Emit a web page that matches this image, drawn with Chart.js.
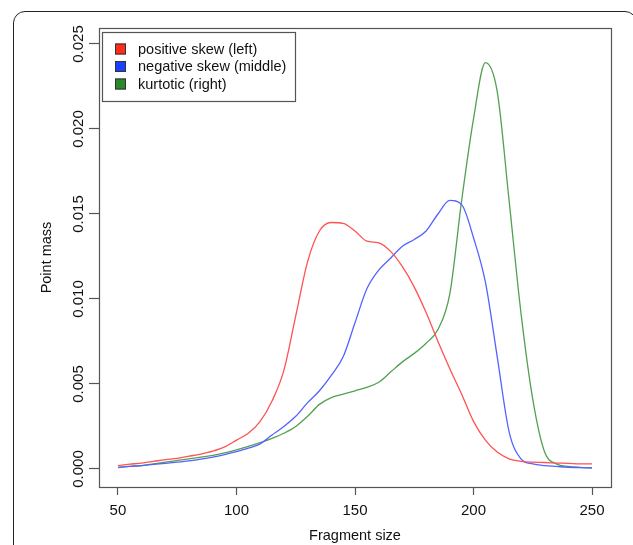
<!DOCTYPE html>
<html>
<head>
<meta charset="utf-8">
<script src="https://cdn.jsdelivr.net/npm/chart.js@4"></script>
<style>
  html, body { margin: 0; padding: 0; background: #fff; overflow: hidden; }
  #wrap { position: relative; width: 633px; height: 545px; overflow: hidden; }
  /* outer card frame, cut by the picture edge on the right and bottom */
  #frame {
    position: absolute; left: 13px; top: 11px; width: 624px; height: 600px;
    border: 1.6px solid #222; border-radius: 12px; box-sizing: border-box;
  }
  #chart { position: absolute; left: 0; top: 0; }
</style>
</head>
<body>
<div id="wrap">
  <div id="frame"></div>
  <canvas id="chart" width="633" height="545"></canvas>
</div>
<script>
/* ── Data ────────────────────────────────────────────────── */
const fragSize = [50, 55, 60, 65, 70, 75, 80, 85, 90, 95,
                  100, 105, 110, 115, 120, 125, 130, 135, 140, 145,
                  150, 155, 160, 165, 170, 175, 180, 185, 190, 195,
                  200, 205, 210, 215, 220, 225, 230, 235, 240, 245, 250];

const positiveSkew = [0.0002, 0.00028, 0.00035, 0.00045, 0.00055, 0.00063, 0.00075, 0.00088, 0.00105, 0.0013,
                      0.0017, 0.0021, 0.0028, 0.0040, 0.0058, 0.0090, 0.0122, 0.0140, 0.0145, 0.01445,
                      0.0140, 0.0134, 0.0133, 0.0128, 0.0119, 0.0107, 0.0092, 0.0075, 0.0059, 0.0044,
                      0.0028, 0.0017, 0.0010, 0.0006, 0.00045, 0.0004, 0.00038, 0.00035, 0.00033, 0.0003, 0.0003];

const negativeSkew = [0.00008, 0.00015, 0.0002, 0.00027, 0.00033, 0.0004, 0.00048, 0.00058, 0.0007, 0.00085,
                      0.00102, 0.00122, 0.00148, 0.0020, 0.0025, 0.0031, 0.0039, 0.0046, 0.0055, 0.0066,
                      0.0086, 0.0106, 0.0117, 0.0124, 0.0131, 0.0135, 0.0140, 0.0150, 0.0158, 0.01555,
                      0.0136, 0.0110, 0.0066, 0.0022, 0.0006, 0.0003, 0.0002, 0.00015, 0.0001, 0.00008, 0.00005];

const kurtotic = [0.0001, 0.00015, 0.0002, 0.0003, 0.0004, 0.0005, 0.0006, 0.0007, 0.0008, 0.00095,
                  0.00113, 0.00133, 0.00155, 0.0018, 0.0021, 0.0025, 0.0031, 0.0038, 0.0042, 0.0044,
                  0.0046, 0.0048, 0.0051, 0.0057, 0.0063, 0.0068, 0.0074, 0.0082, 0.0103, 0.0158,
                  0.0206, 0.0239, 0.0222, 0.0158, 0.0092, 0.0041, 0.0010, 0.0003, 0.00015, 0.0001, 0.00008];

const seriesNames = ['positive skew (left)', 'negative skew (middle)', 'kurtotic (right)'];
const xTicks = [50, 100, 150, 200, 250];
const yTicks = [0, 0.005, 0.010, 0.015, 0.020, 0.025];

/* ── Styles ──────────────────────────────────────────────── */
const FONT = "'Liberation Sans', Arial, sans-serif";
const AXIS = '#555';
const lineColors = ['#FF5252', '#5462FF', '#52A052'];
const keyColors = ['#FF2B1C', '#1A40FF', '#2A8A2A'];

const toPoints = ys => fragSize.map((x, i) => ({ x, y: ys[i] }));

/* ── Plugins: plot box + legend ──────────────────────────── */
const plotBox = {
  id: 'plotBox',
  afterDraw(chart) {
    const { ctx, chartArea: a } = chart;
    ctx.save();
    ctx.strokeStyle = AXIS;
    ctx.lineWidth = 1.2;
    ctx.strokeRect(Math.round(a.left) + 0.5, Math.round(a.top) + 0.5,
                   Math.round(a.right - a.left), Math.round(a.bottom - a.top));
    ctx.restore();
  }
};

const boxedLegend = {
  id: 'boxedLegend',
  afterDraw(chart) {
    const { ctx } = chart;
    ctx.save();
    ctx.strokeStyle = AXIS;
    ctx.lineWidth = 1.2;
    ctx.strokeRect(102.5, 32.5, 193, 69);
    ctx.font = '14.5px ' + FONT;
    ctx.textBaseline = 'middle';
    chart.data.datasets.forEach((ds, i) => {
      const cy = 49 + i * 17.5;
      ctx.fillStyle = keyColors[i];
      ctx.fillRect(115, cy - 5.5, 11, 11);
      ctx.strokeStyle = '#333';
      ctx.lineWidth = 1;
      ctx.strokeRect(115.5, cy - 5, 10, 10);
      ctx.fillStyle = '#111';
      ctx.fillText(ds.label, 138, cy + 0.5);
    });
    ctx.restore();
  }
};

/* ── Chart ───────────────────────────────────────────────── */
new Chart(document.getElementById('chart'), {
  type: 'line',
  data: {
    datasets: [positiveSkew, negativeSkew, kurtotic].map((ys, i) => ({
      label: seriesNames[i],
      data: toPoints(ys),
      borderColor: lineColors[i],
      borderWidth: 1.3,
      pointRadius: 0,
      fill: false,
      cubicInterpolationMode: 'monotone'
    }))
  },
  options: {
    responsive: false,
    animation: false,
    layout: { padding: { top: 28, right: 22, bottom: 0, left: 0 } },
    plugins: { legend: { display: false }, tooltip: { enabled: false } },
    scales: {
      x: {
        type: 'linear',
        min: 42, max: 258,
        afterFit: s => { s.height = 58; },
        afterBuildTicks: s => { s.ticks = xTicks.map(v => ({ value: v })); },
        border: { display: false },
        grid: { drawOnChartArea: false, drawTicks: true, tickLength: 8, color: AXIS, tickWidth: 1.2 },
        ticks: { color: '#111', font: { family: FONT, size: 15 }, padding: 7, maxRotation: 0, autoSkip: false },
        title: { display: true, text: 'Fragment size', color: '#111', font: { family: FONT, size: 14.5 }, padding: { top: 0, bottom: 0 } }
      },
      y: {
        type: 'linear',
        min: -0.00106, max: 0.02594,
        afterFit: s => { s.width = 99; },
        afterBuildTicks: s => { s.ticks = yTicks.map(v => ({ value: v })); },
        border: { display: false },
        grid: { drawOnChartArea: false, drawTicks: true, tickLength: 10, color: AXIS, tickWidth: 1.2 },
        ticks: {
          color: '#111', font: { family: FONT, size: 15 },
          minRotation: 90, maxRotation: 90, crossAlign: 'center', padding: -9, autoSkip: false,
          callback: v => v.toFixed(3)
        },
        title: { display: true, text: 'Point mass', color: '#111', font: { family: FONT, size: 14.5 }, padding: { top: 38, bottom: 0 } }
      }
    }
  },
  plugins: [plotBox, boxedLegend]
});
</script>
</body>
</html>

Required task: The lines from the start of the data through the line that contains "200, 205, 210, 215, 220, 225, 230, 235, 240, 245, 250];" are to be returned exactly, please, with both ends included and every picture left out.

Solution:
Emit a web page that matches this image, drawn with Chart.js.
<!DOCTYPE html>
<html>
<head>
<meta charset="utf-8">
<script src="https://cdn.jsdelivr.net/npm/chart.js@4"></script>
<style>
  html, body { margin: 0; padding: 0; background: #fff; overflow: hidden; }
  #wrap { position: relative; width: 633px; height: 545px; overflow: hidden; }
  /* outer card frame, cut by the picture edge on the right and bottom */
  #frame {
    position: absolute; left: 13px; top: 11px; width: 624px; height: 600px;
    border: 1.6px solid #222; border-radius: 12px; box-sizing: border-box;
  }
  #chart { position: absolute; left: 0; top: 0; }
</style>
</head>
<body>
<div id="wrap">
  <div id="frame"></div>
  <canvas id="chart" width="633" height="545"></canvas>
</div>
<script>
/* ── Data ────────────────────────────────────────────────── */
const fragSize = [50, 55, 60, 65, 70, 75, 80, 85, 90, 95,
                  100, 105, 110, 115, 120, 125, 130, 135, 140, 145,
                  150, 155, 160, 165, 170, 175, 180, 185, 190, 195,
                  200, 205, 210, 215, 220, 225, 230, 235, 240, 245, 250];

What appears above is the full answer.